*INFORMATION SHOWN*:
○ ○ ○ ○

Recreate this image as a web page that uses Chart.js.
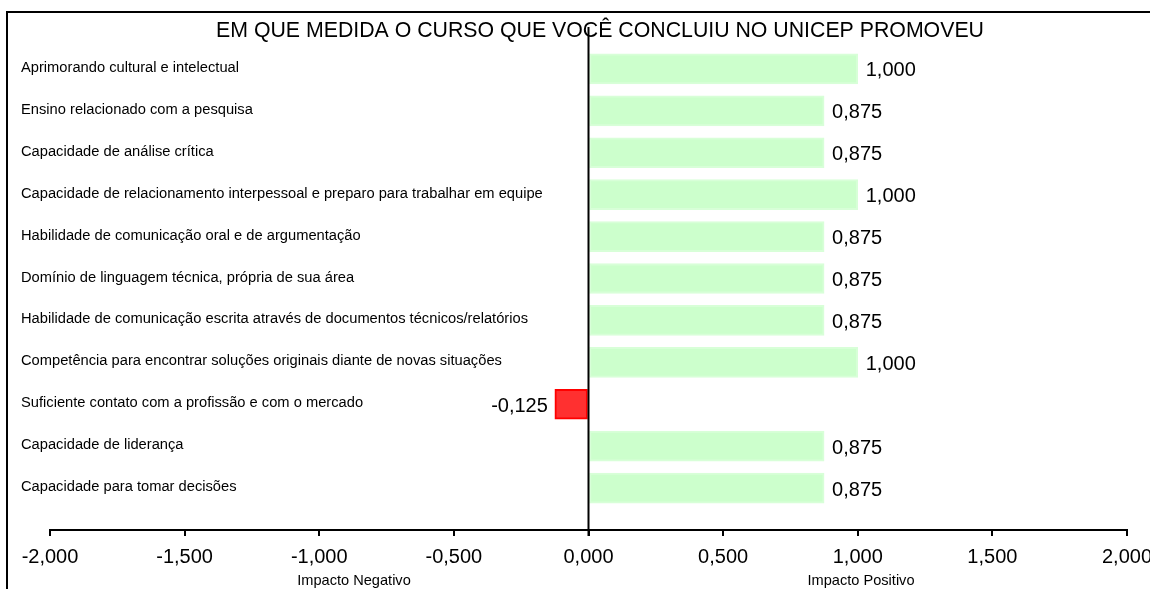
<!DOCTYPE html>
<html><head><meta charset="utf-8">
<script src="https://cdn.jsdelivr.net/npm/chart.js@4"></script>
<style>html,body{margin:0;padding:0;background:#fff}#wrap{width:1150px;height:589px}</style>
</head><body><div id="wrap"><canvas id="c" width="1150" height="589"></canvas></div>
<script>
const title = "EM QUE MEDIDA O CURSO QUE VOCÊ CONCLUIU NO UNICEP PROMOVEU";
const categories = [
  "Aprimorando cultural e intelectual",
  "Ensino relacionado com a pesquisa",
  "Capacidade de análise crítica",
  "Capacidade de relacionamento interpessoal e preparo para trabalhar em equipe",
  "Habilidade de comunicação oral e de argumentação",
  "Domínio de linguagem técnica, própria de sua área",
  "Habilidade de comunicação escrita através de documentos técnicos/relatórios",
  "Competência para encontrar soluções originais diante de novas situações",
  "Suficiente contato com a profissão e com o mercado",
  "Capacidade de liderança",
  "Capacidade para tomar decisões"
];
const values = [1.000, 0.875, 0.875, 1.000, 0.875, 0.875, 0.875, 1.000, -0.125, 0.875, 0.875];
const xTicks = [-2, -1.5, -1, -0.5, 0, 0.5, 1, 1.5, 2];
const axisTitleNeg = "Impacto Negativo";
const axisTitlePos = "Impacto Positivo";

const FONT = "'Liberation Sans', Arial, sans-serif";
const fmt = v => v.toFixed(3).replace('.', ',');

const decor = {
  id: 'decor',
  afterDatasetsDraw(chart) {
    const ctx = chart.ctx, xs = chart.scales.x, ys = chart.scales.y;
    const x0 = xs.getPixelForValue(0);
    ctx.save();
    ctx.strokeStyle = '#000'; ctx.lineWidth = 2;
    ctx.strokeRect(7, 12, 1160, 600);
    ctx.beginPath(); ctx.moveTo(x0, chart.chartArea.top); ctx.lineTo(x0, chart.chartArea.bottom + 6); ctx.stroke();
    ctx.fillStyle = '#000';
    ctx.font = '21.3px ' + FONT; ctx.textAlign = 'center'; ctx.textBaseline = 'middle';
    ctx.fillText(title, 600, 31);
    ctx.font = '14.7px ' + FONT; ctx.textAlign = 'left';
    categories.forEach((c, i) => ctx.fillText(c, 21, ys.getPixelForValue(i) - 1));
    ctx.font = '20px ' + FONT;
    values.forEach((v, i) => {
      const y = ys.getPixelForValue(i) + 2;
      const xe = xs.getPixelForValue(v);
      if (v >= 0) { ctx.textAlign = 'left'; ctx.fillText(fmt(v), xe + 8, y); }
      else { ctx.textAlign = 'right'; ctx.fillText(fmt(v), xe - 7, y); }
    });
    ctx.font = '14.6px ' + FONT; ctx.textAlign = 'center'; ctx.textBaseline = 'top';
    ctx.fillText(axisTitleNeg, 354, 574);
    ctx.fillText(axisTitlePos, 861, 574);
    ctx.restore();
  }
};

new Chart(document.getElementById('c'), {
  type: 'bar',
  data: {
    datasets: [{
      data: values.map((v, i) => ({x: v, y: i})),
      backgroundColor: values.map(v => v < 0 ? '#ff3030' : '#ccffcc'),
      borderColor: values.map(v => v < 0 ? '#ff0000' : '#d8ffd8'),
      borderWidth: 2,
      borderSkipped: false,
      barThickness: 30
    }]
  },
  options: {
    indexAxis: 'y',
    responsive: false,
    animation: false,
    layout: { padding: { left: 50, right: 23, top: 27, bottom: 0 } },
    plugins: { legend: { display: false }, tooltip: { enabled: false }, title: { display: false } },
    scales: {
      y: { type: 'linear', min: -1, max: 11, reverse: true, display: false, offset: false },
      x: {
        type: 'linear', min: -2, max: 2,
        afterBuildTicks: s => { s.ticks = xTicks.map(v => ({value: v})); },
        afterFit: s => { s.height = 59; s.paddingLeft = 0; s.paddingRight = 0; },
        grid: { drawOnChartArea: false, drawTicks: true, tickLength: 6, color: '#000', lineWidth: 2 },
        border: { display: true, color: '#000', width: 2 },
        ticks: { color: '#000', font: { size: 20, family: FONT }, padding: 9, maxRotation: 0, callback: v => fmt(v) }
      }
    }
  },
  plugins: [decor]
});
</script>
</body></html>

○ ○ ○ ○

*JOB*:
Extract the lines exactly, please: the first line of the listing, the line with "const fmt = v", and every line between them, but no pictures.

*FINISHED TASK*:
Recreate this image as a web page that uses Chart.js.
<!DOCTYPE html>
<html><head><meta charset="utf-8">
<script src="https://cdn.jsdelivr.net/npm/chart.js@4"></script>
<style>html,body{margin:0;padding:0;background:#fff}#wrap{width:1150px;height:589px}</style>
</head><body><div id="wrap"><canvas id="c" width="1150" height="589"></canvas></div>
<script>
const title = "EM QUE MEDIDA O CURSO QUE VOCÊ CONCLUIU NO UNICEP PROMOVEU";
const categories = [
  "Aprimorando cultural e intelectual",
  "Ensino relacionado com a pesquisa",
  "Capacidade de análise crítica",
  "Capacidade de relacionamento interpessoal e preparo para trabalhar em equipe",
  "Habilidade de comunicação oral e de argumentação",
  "Domínio de linguagem técnica, própria de sua área",
  "Habilidade de comunicação escrita através de documentos técnicos/relatórios",
  "Competência para encontrar soluções originais diante de novas situações",
  "Suficiente contato com a profissão e com o mercado",
  "Capacidade de liderança",
  "Capacidade para tomar decisões"
];
const values = [1.000, 0.875, 0.875, 1.000, 0.875, 0.875, 0.875, 1.000, -0.125, 0.875, 0.875];
const xTicks = [-2, -1.5, -1, -0.5, 0, 0.5, 1, 1.5, 2];
const axisTitleNeg = "Impacto Negativo";
const axisTitlePos = "Impacto Positivo";

const FONT = "'Liberation Sans', Arial, sans-serif";
const fmt = v => v.toFixed(3).replace('.', ',');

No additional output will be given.